Records contained in a dataset:
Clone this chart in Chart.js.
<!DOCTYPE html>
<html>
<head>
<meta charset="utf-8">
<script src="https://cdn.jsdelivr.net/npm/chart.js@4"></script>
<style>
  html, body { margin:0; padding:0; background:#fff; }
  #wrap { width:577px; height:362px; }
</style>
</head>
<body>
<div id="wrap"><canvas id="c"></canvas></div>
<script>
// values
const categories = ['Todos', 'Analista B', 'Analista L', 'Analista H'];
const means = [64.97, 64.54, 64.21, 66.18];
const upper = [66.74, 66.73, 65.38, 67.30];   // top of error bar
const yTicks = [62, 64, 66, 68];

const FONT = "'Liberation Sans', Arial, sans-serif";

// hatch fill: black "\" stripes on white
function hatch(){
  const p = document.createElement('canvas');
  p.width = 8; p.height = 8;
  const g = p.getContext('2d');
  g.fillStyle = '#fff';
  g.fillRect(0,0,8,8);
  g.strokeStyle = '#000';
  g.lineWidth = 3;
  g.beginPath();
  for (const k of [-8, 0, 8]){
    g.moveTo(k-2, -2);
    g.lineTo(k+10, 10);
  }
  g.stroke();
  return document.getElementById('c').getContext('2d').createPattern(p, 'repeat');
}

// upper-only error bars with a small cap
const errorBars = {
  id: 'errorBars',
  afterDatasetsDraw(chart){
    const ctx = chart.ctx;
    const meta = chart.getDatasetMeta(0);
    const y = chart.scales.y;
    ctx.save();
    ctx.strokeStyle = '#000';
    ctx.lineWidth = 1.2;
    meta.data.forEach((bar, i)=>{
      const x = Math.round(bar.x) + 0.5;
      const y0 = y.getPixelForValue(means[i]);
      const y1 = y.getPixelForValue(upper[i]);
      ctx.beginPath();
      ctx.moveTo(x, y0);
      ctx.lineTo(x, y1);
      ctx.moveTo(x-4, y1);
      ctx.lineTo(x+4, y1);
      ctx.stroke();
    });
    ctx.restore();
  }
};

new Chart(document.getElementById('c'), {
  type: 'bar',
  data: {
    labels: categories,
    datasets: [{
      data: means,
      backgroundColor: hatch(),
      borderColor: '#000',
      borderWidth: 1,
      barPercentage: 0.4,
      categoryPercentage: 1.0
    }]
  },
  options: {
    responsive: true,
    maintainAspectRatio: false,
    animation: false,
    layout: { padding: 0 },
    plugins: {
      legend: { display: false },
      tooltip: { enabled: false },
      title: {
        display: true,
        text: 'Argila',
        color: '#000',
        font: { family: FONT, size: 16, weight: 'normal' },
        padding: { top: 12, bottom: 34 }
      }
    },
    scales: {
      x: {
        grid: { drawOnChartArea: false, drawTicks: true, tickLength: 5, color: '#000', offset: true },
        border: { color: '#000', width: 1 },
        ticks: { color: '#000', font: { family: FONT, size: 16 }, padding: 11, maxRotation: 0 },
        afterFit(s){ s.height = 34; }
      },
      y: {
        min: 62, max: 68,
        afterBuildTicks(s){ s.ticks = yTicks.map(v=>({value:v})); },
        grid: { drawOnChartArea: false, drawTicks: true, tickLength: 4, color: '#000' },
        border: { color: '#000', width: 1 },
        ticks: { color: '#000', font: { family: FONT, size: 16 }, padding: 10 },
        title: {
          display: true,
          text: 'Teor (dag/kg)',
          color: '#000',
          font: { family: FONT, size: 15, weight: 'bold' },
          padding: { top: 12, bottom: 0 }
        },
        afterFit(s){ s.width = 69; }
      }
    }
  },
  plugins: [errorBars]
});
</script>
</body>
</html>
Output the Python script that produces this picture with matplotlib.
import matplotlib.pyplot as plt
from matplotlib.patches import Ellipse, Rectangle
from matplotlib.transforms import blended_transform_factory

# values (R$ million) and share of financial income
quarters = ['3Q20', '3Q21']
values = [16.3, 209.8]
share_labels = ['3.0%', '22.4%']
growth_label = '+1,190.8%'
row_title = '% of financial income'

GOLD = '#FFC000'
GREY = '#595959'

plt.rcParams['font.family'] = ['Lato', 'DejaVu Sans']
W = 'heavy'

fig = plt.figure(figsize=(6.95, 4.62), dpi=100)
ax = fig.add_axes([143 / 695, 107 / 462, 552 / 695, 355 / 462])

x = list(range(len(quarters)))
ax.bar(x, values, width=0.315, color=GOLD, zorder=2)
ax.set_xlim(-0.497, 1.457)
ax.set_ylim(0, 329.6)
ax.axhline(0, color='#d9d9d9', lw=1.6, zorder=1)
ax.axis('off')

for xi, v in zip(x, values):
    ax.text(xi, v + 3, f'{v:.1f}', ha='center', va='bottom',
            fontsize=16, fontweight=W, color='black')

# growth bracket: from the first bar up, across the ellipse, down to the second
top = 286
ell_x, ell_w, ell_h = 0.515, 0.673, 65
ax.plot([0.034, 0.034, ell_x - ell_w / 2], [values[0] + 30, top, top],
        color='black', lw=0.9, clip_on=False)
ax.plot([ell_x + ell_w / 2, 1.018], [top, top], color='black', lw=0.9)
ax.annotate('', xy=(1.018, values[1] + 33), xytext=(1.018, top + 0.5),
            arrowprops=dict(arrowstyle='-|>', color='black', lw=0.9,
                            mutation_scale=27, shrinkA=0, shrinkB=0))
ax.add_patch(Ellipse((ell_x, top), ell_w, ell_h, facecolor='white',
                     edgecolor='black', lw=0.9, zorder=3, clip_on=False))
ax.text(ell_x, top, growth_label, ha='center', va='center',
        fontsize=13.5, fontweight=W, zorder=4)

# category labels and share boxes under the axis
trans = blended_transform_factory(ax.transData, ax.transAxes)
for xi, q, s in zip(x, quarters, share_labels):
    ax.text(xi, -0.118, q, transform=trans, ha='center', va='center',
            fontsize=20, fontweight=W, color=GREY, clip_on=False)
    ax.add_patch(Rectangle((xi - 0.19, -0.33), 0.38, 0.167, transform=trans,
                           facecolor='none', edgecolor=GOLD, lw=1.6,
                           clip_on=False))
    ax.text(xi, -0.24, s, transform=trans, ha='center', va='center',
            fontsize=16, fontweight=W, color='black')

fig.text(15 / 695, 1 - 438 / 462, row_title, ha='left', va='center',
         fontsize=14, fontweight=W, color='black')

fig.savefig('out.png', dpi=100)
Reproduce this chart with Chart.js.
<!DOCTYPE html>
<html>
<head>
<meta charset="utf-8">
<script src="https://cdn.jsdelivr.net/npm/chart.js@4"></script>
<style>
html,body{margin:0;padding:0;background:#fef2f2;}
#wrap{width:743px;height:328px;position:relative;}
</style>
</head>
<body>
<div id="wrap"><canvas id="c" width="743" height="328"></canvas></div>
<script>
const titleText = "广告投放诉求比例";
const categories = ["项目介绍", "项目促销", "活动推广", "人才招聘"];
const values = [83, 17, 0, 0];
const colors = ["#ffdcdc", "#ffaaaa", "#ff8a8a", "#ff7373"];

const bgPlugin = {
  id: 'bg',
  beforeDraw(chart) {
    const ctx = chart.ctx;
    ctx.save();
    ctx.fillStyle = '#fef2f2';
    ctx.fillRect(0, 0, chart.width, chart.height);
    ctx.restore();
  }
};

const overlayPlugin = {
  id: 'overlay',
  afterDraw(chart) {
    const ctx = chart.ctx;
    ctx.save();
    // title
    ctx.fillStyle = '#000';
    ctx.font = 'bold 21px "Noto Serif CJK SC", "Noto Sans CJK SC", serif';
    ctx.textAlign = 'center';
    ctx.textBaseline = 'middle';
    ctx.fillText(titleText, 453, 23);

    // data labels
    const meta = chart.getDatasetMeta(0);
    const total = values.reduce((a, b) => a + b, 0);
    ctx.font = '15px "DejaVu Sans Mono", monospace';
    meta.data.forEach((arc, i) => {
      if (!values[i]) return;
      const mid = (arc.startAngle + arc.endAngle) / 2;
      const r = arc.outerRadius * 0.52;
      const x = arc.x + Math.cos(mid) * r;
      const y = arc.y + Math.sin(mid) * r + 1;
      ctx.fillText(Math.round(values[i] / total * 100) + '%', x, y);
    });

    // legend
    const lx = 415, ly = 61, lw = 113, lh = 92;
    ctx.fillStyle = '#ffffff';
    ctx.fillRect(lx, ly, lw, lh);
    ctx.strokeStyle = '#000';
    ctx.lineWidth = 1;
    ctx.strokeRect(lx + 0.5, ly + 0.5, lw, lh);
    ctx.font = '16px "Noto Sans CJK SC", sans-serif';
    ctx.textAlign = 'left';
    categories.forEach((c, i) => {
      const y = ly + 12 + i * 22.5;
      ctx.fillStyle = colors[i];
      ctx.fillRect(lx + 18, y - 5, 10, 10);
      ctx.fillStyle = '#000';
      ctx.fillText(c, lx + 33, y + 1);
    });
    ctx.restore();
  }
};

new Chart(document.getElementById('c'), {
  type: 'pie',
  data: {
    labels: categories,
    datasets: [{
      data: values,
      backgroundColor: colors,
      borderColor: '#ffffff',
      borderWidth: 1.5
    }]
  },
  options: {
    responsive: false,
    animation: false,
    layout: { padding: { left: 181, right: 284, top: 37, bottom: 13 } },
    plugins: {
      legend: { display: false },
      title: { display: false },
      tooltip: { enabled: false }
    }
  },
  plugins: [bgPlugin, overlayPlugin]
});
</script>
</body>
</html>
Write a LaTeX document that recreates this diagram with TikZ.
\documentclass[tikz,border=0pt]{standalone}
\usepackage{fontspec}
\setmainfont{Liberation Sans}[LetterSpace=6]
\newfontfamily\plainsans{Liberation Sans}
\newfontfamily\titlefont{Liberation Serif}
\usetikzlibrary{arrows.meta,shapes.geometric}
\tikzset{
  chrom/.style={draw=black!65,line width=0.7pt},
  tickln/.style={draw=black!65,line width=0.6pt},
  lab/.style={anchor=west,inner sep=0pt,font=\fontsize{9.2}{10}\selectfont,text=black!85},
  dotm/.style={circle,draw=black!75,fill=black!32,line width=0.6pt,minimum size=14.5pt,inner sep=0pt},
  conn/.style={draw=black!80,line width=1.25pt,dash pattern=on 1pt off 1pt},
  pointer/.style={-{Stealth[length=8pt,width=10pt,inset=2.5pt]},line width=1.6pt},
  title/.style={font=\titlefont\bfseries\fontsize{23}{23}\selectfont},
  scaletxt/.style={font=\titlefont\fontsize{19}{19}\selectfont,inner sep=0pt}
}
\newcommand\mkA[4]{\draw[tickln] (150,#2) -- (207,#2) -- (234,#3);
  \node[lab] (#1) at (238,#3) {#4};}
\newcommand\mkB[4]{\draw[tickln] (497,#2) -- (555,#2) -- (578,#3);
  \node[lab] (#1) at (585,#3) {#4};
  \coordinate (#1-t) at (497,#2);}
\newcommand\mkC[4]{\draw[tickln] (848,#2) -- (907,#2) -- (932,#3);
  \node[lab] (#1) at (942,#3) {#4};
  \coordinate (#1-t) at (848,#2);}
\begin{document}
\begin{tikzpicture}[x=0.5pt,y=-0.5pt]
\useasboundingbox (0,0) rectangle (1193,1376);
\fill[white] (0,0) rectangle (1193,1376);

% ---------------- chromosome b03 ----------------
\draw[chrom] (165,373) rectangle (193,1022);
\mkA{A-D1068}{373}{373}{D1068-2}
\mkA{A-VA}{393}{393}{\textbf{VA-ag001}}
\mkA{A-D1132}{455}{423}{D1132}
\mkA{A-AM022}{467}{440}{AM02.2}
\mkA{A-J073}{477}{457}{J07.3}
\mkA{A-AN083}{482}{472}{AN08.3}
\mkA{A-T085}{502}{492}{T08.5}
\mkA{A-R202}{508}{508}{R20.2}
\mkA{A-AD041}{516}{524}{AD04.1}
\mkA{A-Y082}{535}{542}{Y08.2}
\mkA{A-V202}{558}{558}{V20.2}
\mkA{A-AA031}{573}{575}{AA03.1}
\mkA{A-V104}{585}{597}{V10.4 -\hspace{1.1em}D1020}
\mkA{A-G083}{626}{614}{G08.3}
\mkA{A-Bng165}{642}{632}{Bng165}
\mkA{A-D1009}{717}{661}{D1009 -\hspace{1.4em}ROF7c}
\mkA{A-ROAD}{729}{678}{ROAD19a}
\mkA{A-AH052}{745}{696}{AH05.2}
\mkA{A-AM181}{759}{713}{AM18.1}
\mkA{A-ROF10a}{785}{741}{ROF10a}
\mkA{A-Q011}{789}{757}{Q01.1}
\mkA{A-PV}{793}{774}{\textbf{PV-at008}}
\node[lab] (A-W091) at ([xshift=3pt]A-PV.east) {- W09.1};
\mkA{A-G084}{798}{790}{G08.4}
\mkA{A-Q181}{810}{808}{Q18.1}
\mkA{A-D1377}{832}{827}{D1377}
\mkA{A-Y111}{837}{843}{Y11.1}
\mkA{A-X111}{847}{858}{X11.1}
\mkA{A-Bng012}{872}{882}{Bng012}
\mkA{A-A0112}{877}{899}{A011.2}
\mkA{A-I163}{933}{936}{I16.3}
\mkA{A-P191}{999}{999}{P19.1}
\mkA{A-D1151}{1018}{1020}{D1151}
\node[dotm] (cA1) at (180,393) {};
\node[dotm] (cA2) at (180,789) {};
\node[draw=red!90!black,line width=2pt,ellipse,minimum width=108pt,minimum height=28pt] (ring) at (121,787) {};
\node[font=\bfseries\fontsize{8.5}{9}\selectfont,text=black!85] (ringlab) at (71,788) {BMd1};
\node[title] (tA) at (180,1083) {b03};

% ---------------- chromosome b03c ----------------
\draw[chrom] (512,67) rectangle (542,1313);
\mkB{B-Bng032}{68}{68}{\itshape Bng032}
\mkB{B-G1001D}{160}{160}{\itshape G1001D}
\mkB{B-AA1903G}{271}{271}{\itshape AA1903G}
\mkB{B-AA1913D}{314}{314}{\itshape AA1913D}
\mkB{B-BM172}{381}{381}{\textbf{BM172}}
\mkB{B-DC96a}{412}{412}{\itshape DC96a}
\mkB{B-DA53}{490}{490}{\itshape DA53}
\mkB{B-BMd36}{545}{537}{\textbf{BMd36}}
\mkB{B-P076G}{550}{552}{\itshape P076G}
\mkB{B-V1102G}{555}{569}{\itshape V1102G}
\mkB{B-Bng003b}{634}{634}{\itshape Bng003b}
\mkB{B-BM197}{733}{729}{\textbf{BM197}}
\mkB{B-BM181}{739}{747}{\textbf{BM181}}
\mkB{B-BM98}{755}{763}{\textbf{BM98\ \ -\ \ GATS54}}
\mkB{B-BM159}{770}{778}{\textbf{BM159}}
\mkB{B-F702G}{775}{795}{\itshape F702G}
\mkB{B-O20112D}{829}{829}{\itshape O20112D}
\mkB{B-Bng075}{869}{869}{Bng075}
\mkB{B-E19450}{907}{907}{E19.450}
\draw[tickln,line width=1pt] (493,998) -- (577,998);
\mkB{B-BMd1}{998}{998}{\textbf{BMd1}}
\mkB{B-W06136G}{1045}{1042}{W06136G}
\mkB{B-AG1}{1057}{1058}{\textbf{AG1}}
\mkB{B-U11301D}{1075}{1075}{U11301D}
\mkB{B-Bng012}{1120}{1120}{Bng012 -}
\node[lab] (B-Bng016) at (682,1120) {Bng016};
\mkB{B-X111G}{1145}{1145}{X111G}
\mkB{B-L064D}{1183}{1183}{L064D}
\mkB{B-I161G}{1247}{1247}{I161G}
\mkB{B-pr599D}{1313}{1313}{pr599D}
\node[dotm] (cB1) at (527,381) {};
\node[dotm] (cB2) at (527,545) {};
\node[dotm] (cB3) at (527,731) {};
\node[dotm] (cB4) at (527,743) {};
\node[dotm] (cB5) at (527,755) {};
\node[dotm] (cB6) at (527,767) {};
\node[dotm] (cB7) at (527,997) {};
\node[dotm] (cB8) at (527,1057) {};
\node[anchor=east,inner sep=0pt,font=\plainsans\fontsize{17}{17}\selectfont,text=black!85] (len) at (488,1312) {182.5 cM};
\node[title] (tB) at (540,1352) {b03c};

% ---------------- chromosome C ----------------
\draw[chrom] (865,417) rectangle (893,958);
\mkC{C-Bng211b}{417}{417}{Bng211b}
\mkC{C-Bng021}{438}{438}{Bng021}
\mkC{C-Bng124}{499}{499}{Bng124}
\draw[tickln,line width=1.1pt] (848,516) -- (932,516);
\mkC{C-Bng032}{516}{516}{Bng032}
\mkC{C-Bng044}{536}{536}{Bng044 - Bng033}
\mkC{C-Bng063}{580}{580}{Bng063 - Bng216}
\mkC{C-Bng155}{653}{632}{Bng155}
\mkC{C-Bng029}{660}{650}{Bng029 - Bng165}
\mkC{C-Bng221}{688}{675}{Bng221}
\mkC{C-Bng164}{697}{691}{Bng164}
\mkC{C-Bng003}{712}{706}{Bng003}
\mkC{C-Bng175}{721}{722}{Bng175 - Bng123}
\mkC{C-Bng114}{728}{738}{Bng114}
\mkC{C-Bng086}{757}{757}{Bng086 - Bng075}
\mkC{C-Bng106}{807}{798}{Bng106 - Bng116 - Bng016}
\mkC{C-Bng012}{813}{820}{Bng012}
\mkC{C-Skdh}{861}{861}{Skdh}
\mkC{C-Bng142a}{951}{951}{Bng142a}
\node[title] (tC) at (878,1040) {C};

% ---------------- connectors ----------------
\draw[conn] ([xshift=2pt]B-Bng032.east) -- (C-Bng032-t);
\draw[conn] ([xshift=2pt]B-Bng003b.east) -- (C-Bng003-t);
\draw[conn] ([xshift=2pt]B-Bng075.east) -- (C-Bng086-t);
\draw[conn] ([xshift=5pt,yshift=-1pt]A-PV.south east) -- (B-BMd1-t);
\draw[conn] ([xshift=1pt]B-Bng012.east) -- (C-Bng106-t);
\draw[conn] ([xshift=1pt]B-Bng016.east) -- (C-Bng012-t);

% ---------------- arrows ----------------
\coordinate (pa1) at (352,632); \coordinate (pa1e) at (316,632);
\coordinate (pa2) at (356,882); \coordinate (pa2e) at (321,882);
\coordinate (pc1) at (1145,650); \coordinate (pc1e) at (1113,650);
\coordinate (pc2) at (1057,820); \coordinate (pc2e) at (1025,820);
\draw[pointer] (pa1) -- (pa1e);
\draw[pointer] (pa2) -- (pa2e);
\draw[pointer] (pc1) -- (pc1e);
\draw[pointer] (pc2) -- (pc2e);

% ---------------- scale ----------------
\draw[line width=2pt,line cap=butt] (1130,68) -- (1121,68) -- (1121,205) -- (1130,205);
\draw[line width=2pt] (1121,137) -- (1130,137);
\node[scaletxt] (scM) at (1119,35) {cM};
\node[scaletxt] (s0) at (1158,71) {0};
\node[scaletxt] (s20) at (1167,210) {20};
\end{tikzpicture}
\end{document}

- YOUR GOAL -
As listed above, the lines from the line with "Output the Python" to the line with "GREY = '#595959'" are to be echoed exactly, with both ends included and nothing added.

- EXERCISE OUTPUT -
Output the Python script that produces this picture with matplotlib.
import matplotlib.pyplot as plt
from matplotlib.patches import Ellipse, Rectangle
from matplotlib.transforms import blended_transform_factory

# values (R$ million) and share of financial income
quarters = ['3Q20', '3Q21']
values = [16.3, 209.8]
share_labels = ['3.0%', '22.4%']
growth_label = '+1,190.8%'
row_title = '% of financial income'

GOLD = '#FFC000'
GREY = '#595959'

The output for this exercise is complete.